Gradually holes get dug and stones are raised. The two largest—east and south—require effort from the whole team and so we line up: five people with stout sticks prying the stone from its 1,000-year bed, one person calling out rope commands, three people in charge of the A-frame bipod through which the rope passes, and the rest—30 or so—on the rope. The stones, knobby and massive, are pulled to position, rolling on the charred trunks of oaks that once stood here. People cheer.

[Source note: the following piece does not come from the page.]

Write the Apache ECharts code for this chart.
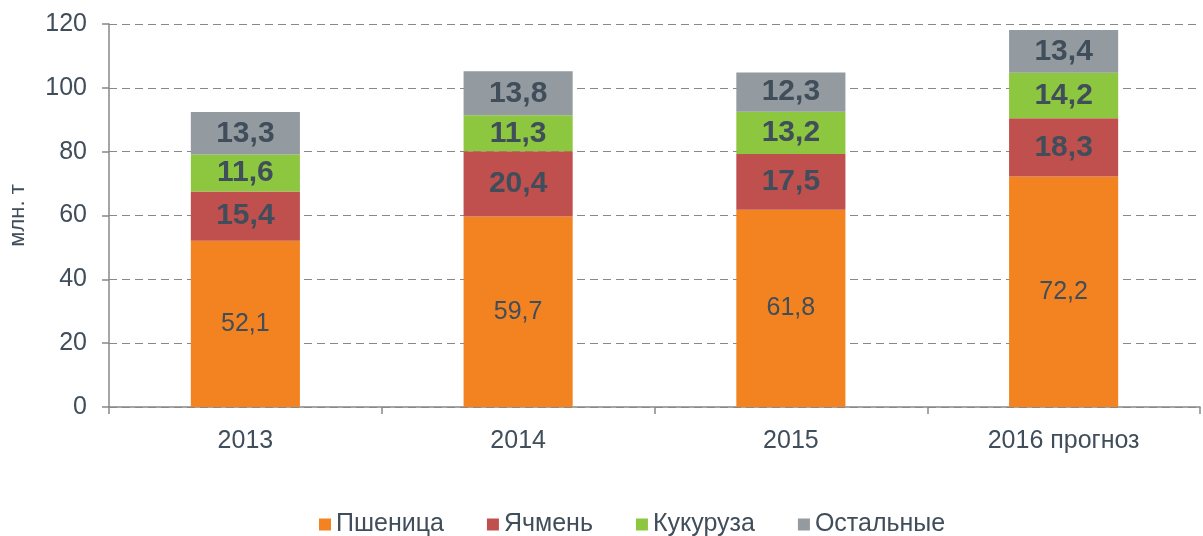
<!DOCTYPE html>
<html>
<head>
<meta charset="utf-8">
<script src="https://cdn.jsdelivr.net/npm/echarts@6/dist/echarts.min.js"></script>
<style>
  html, body { margin: 0; padding: 0; background: #fff; }
  #chart { width: 1203px; height: 536px; }
</style>
</head>
<body>
<div id="chart"></div>
<script>
const years = ['2013', '2014', '2015', '2016 прогноз']
const wheat = [52.1, 59.7, 61.8, 72.2]
const barley = [15.4, 20.4, 17.5, 18.3]
const corn = [11.6, 11.3, 13.2, 14.2]
const other = [13.3, 13.8, 12.3, 13.4]

const textColor = '#404d5a'
const font = 'Liberation Sans, Arial, sans-serif'

const fmt = p => String(p.value).replace('.', ',')

function layer(name, data, color, bold) {
  return {
    name: name,
    type: 'bar',
    stack: 'total',
    barWidth: '40%',
    data: data,
    itemStyle: { color: color },
    label: {
      show: true,
      position: 'inside',
      formatter: fmt,
      color: textColor,
      fontFamily: font,
      fontSize: bold ? 30 : 25,
      fontWeight: bold ? 'bold' : 'normal'
    }
  }
}

const chart = echarts.init(document.getElementById('chart'))
chart.setOption({
  animation: false,
  textStyle: { fontFamily: font },
  grid: { left: 109, right: 3, top: 24, bottom: 129, outerBoundsMode: 'none' },
  legend: {
    top: 507,
    left: 314,
    itemWidth: 12,
    itemHeight: 12,
    itemGap: 43,
    icon: 'rect',
    textStyle: { fontSize: 25, color: textColor, fontFamily: font },
    data: ['Пшеница', 'Ячмень', 'Кукуруза', 'Остальные']
  },
  xAxis: {
    type: 'category',
    data: years,
    axisLine: { lineStyle: { color: '#888', width: 1.5 } },
    axisTick: { show: true, length: 7, lineStyle: { color: '#888', width: 1.5 } },
    axisLabel: { fontSize: 25, color: textColor, margin: 22, fontFamily: font }
  },
  yAxis: {
    type: 'value',
    min: 0,
    max: 120,
    interval: 20,
    name: 'млн. т',
    nameLocation: 'middle',
    nameGap: 80,
    nameTextStyle: { fontSize: 22, color: textColor, fontFamily: font },
    axisLine: { show: true, lineStyle: { color: '#888', width: 1.5 } },
    axisTick: { show: true, length: 7, lineStyle: { color: '#888', width: 1.5 } },
    axisLabel: { fontSize: 25, color: textColor, margin: 22, fontFamily: font },
    splitLine: { lineStyle: { color: '#888', type: [8, 5], width: 1.2 } }
  },
  series: [
    layer('Пшеница', wheat, '#f38321', false),
    layer('Ячмень', barley, '#c0504d', true),
    layer('Кукуруза', corn, '#8dc63f', true),
    layer('Остальные', other, '#939aa0', true)
  ]
})
</script>
</body>
</html>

The day goes remarkably well. Our numbers shrink in the afternoon and our closing circle is 30 people—drenched, dirty and proud. The eight stones are all in place. Erik, the only person here for the entire day, has been working without break for eight hours. We are all silent for a while when the work is done, each person lost in thought, looking around. I am amazed that it all got done, as is Erik. He clears his throat, not far from tears. “I’m amazed at what just happened. We can all share in the joy of knowing that a group of human beings, singularly focused, can create something more lasting than themselves. Thank you. Come back and see this land whenever you can.” People hug and hold hands, walking away in the misty rain. Erik is euphoric and remains behind. He walks silently through the manifestation of his dream, until it is just he and I in the clearing. “I’m really glad so many people came,” he says. They came for him. He knows that, but does not say so. He turns back to run his hands over the rough stones.